In dance lessons today, I noticed a clear difference between dancing with my mouth open and dancing with it closed.
- Open, I was calm, relaxed, focused, and accepting.
- Closed, I was jittery, jumpy, and quick to anger.
In short, I learned worse when I could breathe worse.
Medicine is the only industry I know where we avoid optimization. Doctors don’t understand, “I want to improve my daytime breathing.” If they don’t see a clear problem, they refuse to improve. Perhaps it’s their promise to “do no harm,” which doesn’t recognize some large upsides are worth the risk of harm.
More than just doctors, most people think about medicine this way. In every conversation (save one) where I’ve mentioned my desire for surgery, my co-loquitur has responded as though I’m nuts: “Why would you undergo surgery if your life is fine?” Even a 0.001% improvement to a person’s daytime breathing would be transformative. My life is fine. It could be better. And sure, as I tell them, “using a CPAP is annoying.” I just exaggerate how annoying it is.

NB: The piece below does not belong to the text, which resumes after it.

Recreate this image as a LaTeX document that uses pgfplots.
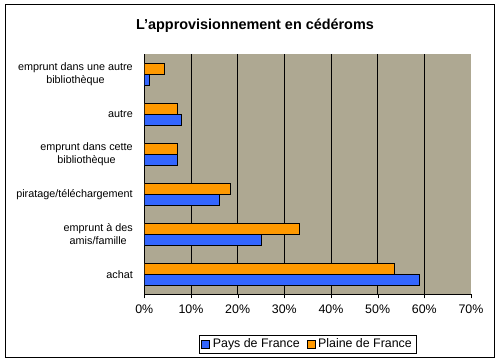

If I’m lucky, surgery to rotate my jaw forward a few 5 millimeters will be done by February or March. If I’m unlucky, it could take a year more, perhaps even longer, because orthodontists are confusing, deceptive, and opaque… and because I may have chosen the wrong one. Until my cut date, I remain a mouth-breather.
When my jaw is fixed, it’s not as though my whole life will be fixed. It is, however, that my whole life will be improved. I’ll have a new jaw, a better jaw, a million-dollar jaw. I’ll dance with my mouth closed and cry tears of joy.